A wind farm consortium disclosed today that they used security guards to patrol the grounds of a Fenland village hall where they were meeting with parish councillors to discuss their proposals.

Developers of the proposed wind farm at Marshland St James said they have “agreed to undertake further consultation with local people after a meeting with parish councillors that was held under tight security and with a police presence to prevent disruption.”

The statement was issued by Bruce Pittingale through Peterborough based Smye Holland Associates, the newly appointed PR specialists brought in by the consortium

“The extraordinary security measures were a response to earlier incidents which have included arson, vandalism and threats of physical violence,” said Mr Pittingale, the former energy conservation manager for Fenland District Council.

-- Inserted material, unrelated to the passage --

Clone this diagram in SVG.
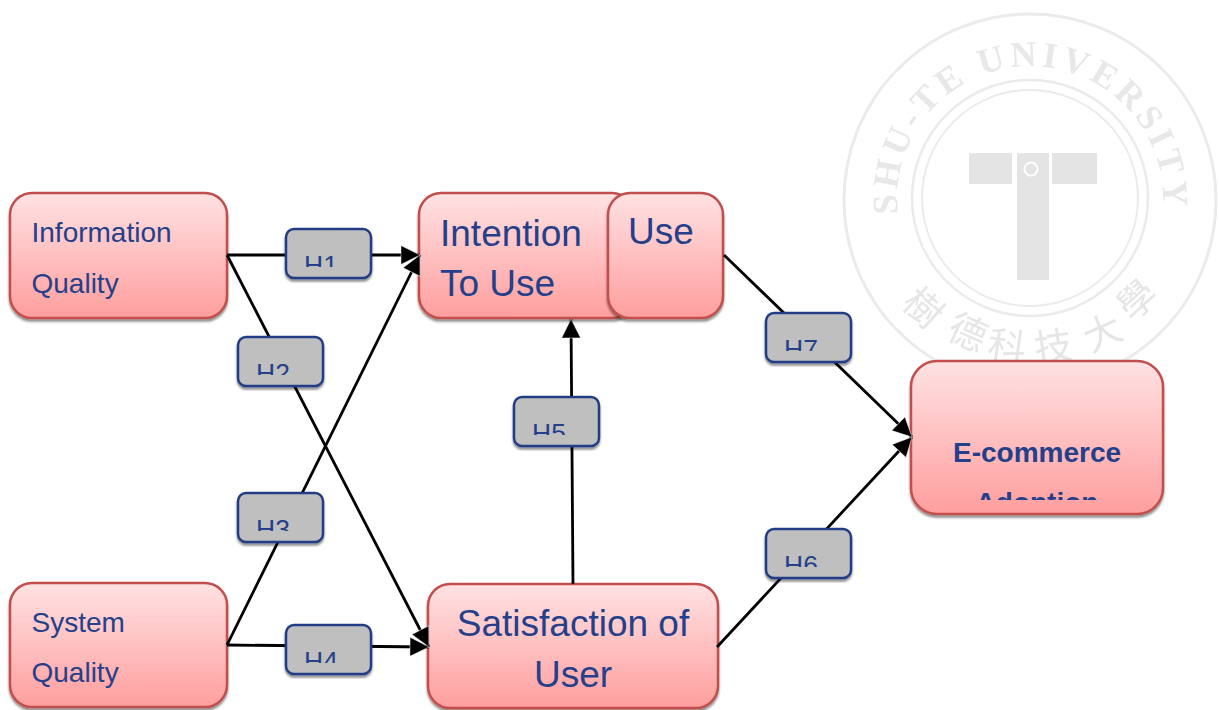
<svg xmlns="http://www.w3.org/2000/svg" width="1219" height="710" viewBox="0 0 1219 710">
<style>
.node{fill:url(#pink);stroke:#c0504d;stroke-width:2.5;filter:url(#sh)}
.hyp{fill:#bfbfbf;stroke:#233e86;stroke-width:2.5;filter:url(#sh)}
text{font-family:"Liberation Sans",Arial,sans-serif;fill:#25408a}
.h{font-size:26.5px}
.s{font-size:28px}
.l{font-size:37px}
.ring{fill:none;stroke:#ebebeb}
.wm{fill:#e4e4e4}
.wt{font-family:"Liberation Serif",serif;font-size:36px;fill:#e8e8e8;font-weight:700}
.wc{font-family:"Noto Sans CJK TC",sans-serif;font-size:38px;fill:#e6e6e6;text-anchor:middle}
.c{fill:none;stroke:#000;stroke-width:2.8;marker-end:url(#ah)}
</style>
<defs>
<linearGradient id="pink" x1="0" y1="0" x2="0" y2="1"><stop offset="0" stop-color="#ffe2e3"/><stop offset="1" stop-color="#ff9e9e"/></linearGradient>
<filter id="sh" x="-5%" y="-5%" width="110%" height="115%"><feDropShadow dx="0" dy="2.5" stdDeviation="1" flood-color="#000" flood-opacity=".45"/></filter>
<filter id="soft"><feGaussianBlur stdDeviation=".7"/></filter>
<marker id="ah" markerUnits="userSpaceOnUse" markerWidth="24" markerHeight="24" refX="20" refY="12" orient="auto"><path d="M1 2.5L20 12L1 21.5Z" fill="#000" stroke="#fff" stroke-width=".5"/></marker>
<path id="arcTop" d="M898 214A133 133 0 1 1 1163 206"/>
<clipPath id="c1"><rect x="280" y="225" width="95" height="42"/></clipPath>
<clipPath id="c2"><rect x="232" y="333" width="95" height="42"/></clipPath>
<clipPath id="c3"><rect x="232" y="489" width="95" height="42"/></clipPath>
<clipPath id="c4"><rect x="280" y="621" width="95" height="42"/></clipPath>
<clipPath id="c5"><rect x="508" y="393" width="95" height="42"/></clipPath>
<clipPath id="c6"><rect x="760" y="525" width="95" height="42"/></clipPath>
<clipPath id="c7"><rect x="760" y="309" width="95" height="42"/></clipPath>
<clipPath id="c8"><rect x="920" y="470" width="240" height="30"/></clipPath>
</defs>
<g id="watermark" filter="url(#soft)">
<circle class="ring" cx="1030" cy="200" r="186" stroke-width="3"/>
<circle class="ring" cx="1030" cy="198" r="118" stroke-width="2.5"/>
<circle class="ring" cx="1030" cy="198" r="108" stroke-width="2"/>
<rect class="wm" x="969" y="153" width="43" height="31"/>
<rect class="wm" x="1052" y="153" width="45" height="31"/>
<rect class="wm" x="1017" y="153" width="32" height="127"/>
<circle cx="1031" cy="169" r="6.5" fill="none" stroke="#fff" stroke-width="2"/>
<text class="wt"><textPath href="#arcTop" textLength="440" lengthAdjust="spacing">SHU-TE UNIVERSITY</textPath></text>
<text class="wc" transform="translate(914 318) rotate(42)">樹</text>
<text class="wc" transform="translate(962 345) rotate(24)">德</text>
<text class="wc" transform="translate(1005 360) rotate(8)">科</text>
<text class="wc" transform="translate(1055 360) rotate(-8)">技</text>
<text class="wc" transform="translate(1108 345) rotate(-24)">大</text>
<text class="wc" transform="translate(1146 310) rotate(-42)">學</text>
</g>
<g id="information-quality"><rect class="node" x="10" y="193" width="217" height="125" rx="22"/><text class="s" x="31.500" y="242">Information</text><text class="s" x="31.500" y="293">Quality</text></g>
<g id="system-quality"><rect class="node" x="10" y="583" width="217" height="124" rx="22"/><text class="s" x="31.500" y="632">System</text><text class="s" x="31.500" y="682">Quality</text></g>
<g id="intention-to-use"><rect class="node" x="419" y="193" width="215" height="125" rx="22"/><text class="l" x="440" y="246">Intention</text><text class="l" x="440" y="296">To Use</text></g>
<g id="use"><rect class="node" x="608" y="193" width="115" height="125" rx="22"/><text class="l" x="628" y="244">Use</text></g>
<g id="satisfaction"><rect class="node" x="428" y="584" width="290" height="124" rx="22"/><text class="l" x="573" y="636" text-anchor="middle">Satisfaction of</text><text class="l" x="573" y="687" text-anchor="middle">User</text></g>
<g id="ecommerce"><rect class="node" x="911" y="361" width="252" height="153" rx="26"/><text x="1037" y="462" text-anchor="middle" font-size="28" font-weight="700">E-commerce</text><text clip-path="url(#c8)" x="1037" y="512" text-anchor="middle" font-size="28" font-weight="700">Adoption</text></g>
<g id="connectors">
<path class="c" d="M227 255H420"/>
<path class="c" d="M227 255L429 647"/>
<path class="c" d="M227 645L420 255"/>
<path class="c" d="M227 645L429 647"/>
<path class="c" d="M573 584L571 319"/>
<path class="c" d="M724 255L912 437"/>
<path class="c" d="M717 647L912 437"/>
</g>
<g id="h1"><rect class="hyp" x="286" y="229" width="85" height="49" rx="8"/><text class="h" clip-path="url(#c1)" x="304" y="274">H1</text></g>
<g id="h2"><rect class="hyp" x="238" y="337" width="85" height="49" rx="8"/><text class="h" clip-path="url(#c2)" x="256" y="382">H2</text></g>
<g id="h3"><rect class="hyp" x="238" y="493" width="85" height="49" rx="8"/><text class="h" clip-path="url(#c3)" x="256" y="538">H3</text></g>
<g id="h4"><rect class="hyp" x="286" y="625" width="85" height="49" rx="8"/><text class="h" clip-path="url(#c4)" x="304" y="670">H4</text></g>
<g id="h5"><rect class="hyp" x="514" y="397" width="85" height="49" rx="8"/><text class="h" clip-path="url(#c5)" x="532" y="442">H5</text></g>
<g id="h6"><rect class="hyp" x="766" y="529" width="85" height="49" rx="8"/><text class="h" clip-path="url(#c6)" x="784" y="574">H6</text></g>
<g id="h7"><rect class="hyp" x="766" y="313" width="85" height="49" rx="8"/><text class="h" clip-path="url(#c7)" x="784" y="358">H7</text></g>
</svg>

“A planned public exhibition in Marshland St James to seek the views of local people on the proposals last month was called off at short notice after the organisers received threats of violence and of damage to vehicles and property.”

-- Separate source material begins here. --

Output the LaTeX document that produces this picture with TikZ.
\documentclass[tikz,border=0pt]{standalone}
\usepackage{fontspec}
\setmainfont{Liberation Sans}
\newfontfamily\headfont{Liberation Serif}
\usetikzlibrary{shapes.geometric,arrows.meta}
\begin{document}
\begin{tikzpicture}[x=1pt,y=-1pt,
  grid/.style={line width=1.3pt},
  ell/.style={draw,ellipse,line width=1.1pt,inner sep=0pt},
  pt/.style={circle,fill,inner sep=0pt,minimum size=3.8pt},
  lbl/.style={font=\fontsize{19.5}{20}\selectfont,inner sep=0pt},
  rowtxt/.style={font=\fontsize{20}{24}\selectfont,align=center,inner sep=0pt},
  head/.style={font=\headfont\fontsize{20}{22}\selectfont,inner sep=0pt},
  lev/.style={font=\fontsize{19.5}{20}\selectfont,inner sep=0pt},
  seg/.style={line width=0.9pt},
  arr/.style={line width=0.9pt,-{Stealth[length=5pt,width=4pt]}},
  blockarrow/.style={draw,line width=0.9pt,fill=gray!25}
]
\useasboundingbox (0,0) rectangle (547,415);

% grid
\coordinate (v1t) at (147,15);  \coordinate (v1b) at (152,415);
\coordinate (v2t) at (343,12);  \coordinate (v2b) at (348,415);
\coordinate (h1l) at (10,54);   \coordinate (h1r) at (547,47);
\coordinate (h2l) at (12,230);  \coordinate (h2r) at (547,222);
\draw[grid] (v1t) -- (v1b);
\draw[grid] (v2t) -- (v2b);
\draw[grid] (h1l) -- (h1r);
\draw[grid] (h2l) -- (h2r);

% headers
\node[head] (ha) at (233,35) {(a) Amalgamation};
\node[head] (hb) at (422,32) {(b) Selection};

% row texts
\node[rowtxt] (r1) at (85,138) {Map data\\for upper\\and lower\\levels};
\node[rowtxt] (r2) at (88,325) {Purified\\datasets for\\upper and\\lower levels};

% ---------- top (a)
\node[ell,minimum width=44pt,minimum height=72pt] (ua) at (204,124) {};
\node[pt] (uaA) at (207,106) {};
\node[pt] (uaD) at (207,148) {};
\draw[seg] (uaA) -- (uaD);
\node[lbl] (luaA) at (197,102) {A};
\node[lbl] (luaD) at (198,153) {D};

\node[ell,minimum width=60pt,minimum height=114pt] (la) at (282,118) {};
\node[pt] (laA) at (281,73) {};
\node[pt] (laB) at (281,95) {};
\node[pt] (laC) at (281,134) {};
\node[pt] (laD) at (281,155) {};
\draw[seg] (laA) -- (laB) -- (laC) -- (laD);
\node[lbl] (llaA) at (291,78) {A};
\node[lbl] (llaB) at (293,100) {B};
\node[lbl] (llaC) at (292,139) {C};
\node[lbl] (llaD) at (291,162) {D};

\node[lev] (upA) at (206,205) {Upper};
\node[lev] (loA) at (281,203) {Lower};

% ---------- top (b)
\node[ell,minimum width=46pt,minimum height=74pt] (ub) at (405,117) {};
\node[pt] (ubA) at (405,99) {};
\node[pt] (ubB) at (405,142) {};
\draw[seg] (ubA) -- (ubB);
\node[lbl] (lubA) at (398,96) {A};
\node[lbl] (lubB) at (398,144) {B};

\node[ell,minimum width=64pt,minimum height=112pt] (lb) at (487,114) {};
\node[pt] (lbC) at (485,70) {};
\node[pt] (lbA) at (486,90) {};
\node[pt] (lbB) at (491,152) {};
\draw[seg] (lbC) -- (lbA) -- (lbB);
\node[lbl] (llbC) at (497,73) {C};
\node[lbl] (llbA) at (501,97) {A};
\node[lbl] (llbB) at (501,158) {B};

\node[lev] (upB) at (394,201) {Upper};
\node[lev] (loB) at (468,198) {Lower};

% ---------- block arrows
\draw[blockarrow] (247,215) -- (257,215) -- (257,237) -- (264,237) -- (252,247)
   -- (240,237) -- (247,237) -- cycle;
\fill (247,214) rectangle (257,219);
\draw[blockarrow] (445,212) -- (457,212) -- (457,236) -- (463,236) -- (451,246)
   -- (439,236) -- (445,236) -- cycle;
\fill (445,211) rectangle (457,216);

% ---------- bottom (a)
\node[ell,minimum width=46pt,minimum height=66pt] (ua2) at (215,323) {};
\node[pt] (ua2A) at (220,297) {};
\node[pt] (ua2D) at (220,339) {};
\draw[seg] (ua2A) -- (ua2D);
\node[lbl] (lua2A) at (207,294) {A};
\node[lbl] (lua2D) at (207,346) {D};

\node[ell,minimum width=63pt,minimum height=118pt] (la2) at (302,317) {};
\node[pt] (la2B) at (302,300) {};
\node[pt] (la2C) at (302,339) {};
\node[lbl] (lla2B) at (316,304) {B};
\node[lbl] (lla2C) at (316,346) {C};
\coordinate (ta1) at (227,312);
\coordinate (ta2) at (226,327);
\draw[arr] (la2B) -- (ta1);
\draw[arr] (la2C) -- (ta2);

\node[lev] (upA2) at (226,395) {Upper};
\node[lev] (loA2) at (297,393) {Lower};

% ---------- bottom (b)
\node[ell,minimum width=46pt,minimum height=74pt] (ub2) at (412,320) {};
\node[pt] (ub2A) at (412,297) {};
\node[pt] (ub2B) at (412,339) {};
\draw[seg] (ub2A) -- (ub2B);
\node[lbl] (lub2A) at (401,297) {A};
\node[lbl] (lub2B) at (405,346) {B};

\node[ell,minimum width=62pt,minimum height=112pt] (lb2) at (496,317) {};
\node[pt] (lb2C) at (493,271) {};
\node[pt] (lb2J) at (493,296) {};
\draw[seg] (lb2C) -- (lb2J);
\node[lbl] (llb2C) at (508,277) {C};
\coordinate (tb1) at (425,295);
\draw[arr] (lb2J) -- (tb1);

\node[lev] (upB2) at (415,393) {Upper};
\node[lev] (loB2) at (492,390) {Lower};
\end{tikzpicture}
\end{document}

Mr Pittingale, one of the public faces of the Marshland Wind Farm, said: “At the tightly guarded information evening with parish councillors last week the company agreed to organise a replacement public exhibition in Marshland St James now that it has had time to organise appropriate security and to liaise with the police.

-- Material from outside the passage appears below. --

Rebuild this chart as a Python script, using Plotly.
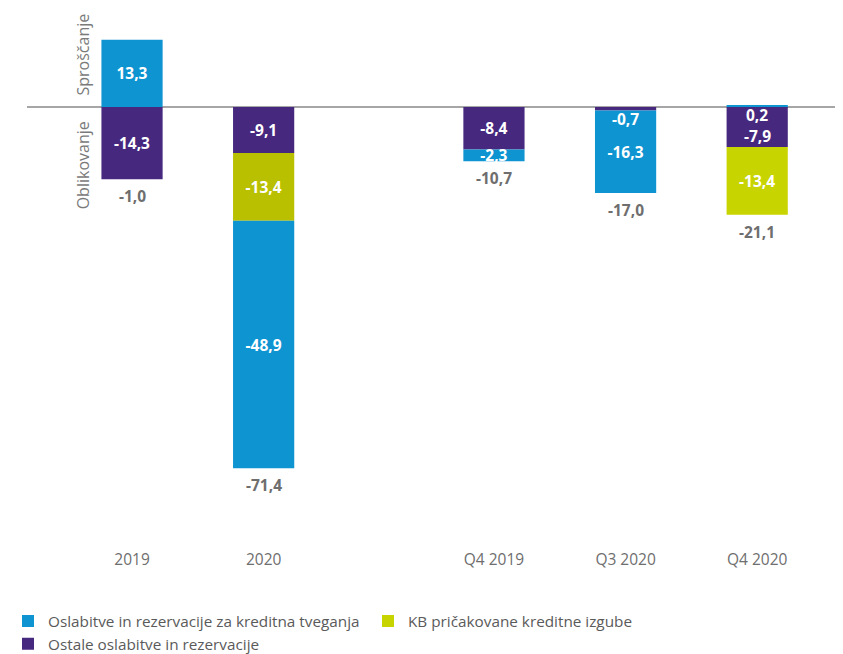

“It also agreed to hold an additional exhibition at Tilney St. Lawrence after parish councillors there undertook to organise a date at the village hall – the only viable location in the village.

“The company had previously been told that the hall was so fully booked that it was impossible to hold a meeting.”

Marshland Wind Farm has proposed a development of 19 wind turbines on land adjoining Marshland St James.

Detailed proposals are being put forward for public consultation prior to a formal application for development consent from the Department for Business, Enterprise and Regulatory Reform (BERR) under Section 36 of the Electricity Act 1989.

Mr Pittingale alleges that the owners of the land where turbines may be sited have been subjected to “a catalogue of intimidation and abuse. An anemometer set up to test the viability of the site was destroyed, contractors carrying out survey work have been physically threatened and landowners’ property has been subjected to acts of vandalism and arson.”

He added: “We are keen to obtain the views of local people and to reflect these in the proposals which we put forward to BERR.

“We very much regretted having to cancel the public exhibition at Marshland St James, the village right at the heart of the proposed development, but the very explicit threats of violence which we received meant we could not guarantee the safety either of our own staff or of the public visiting the exhibition.

“We were delighted to be able to inform the parish councillors last week of the proposal and to answer their questions.

“We are also very pleased to be able to respond positively to their requests for us to schedule exhibitions in the two villages where our earlier plans for such events had to be cancelled. We will be working closely with the police about arrangements for security at these events, as we were forced to do for the meeting with the parish councillors.”

The company says it hopes to make announcements about dates for the two new public exhibitions shortly.

Mr Pittingale added: “It had intended to submit its proposals to BERR later this month but will now postpone this at least until May in order to take into account comments from the two public exhibitions.”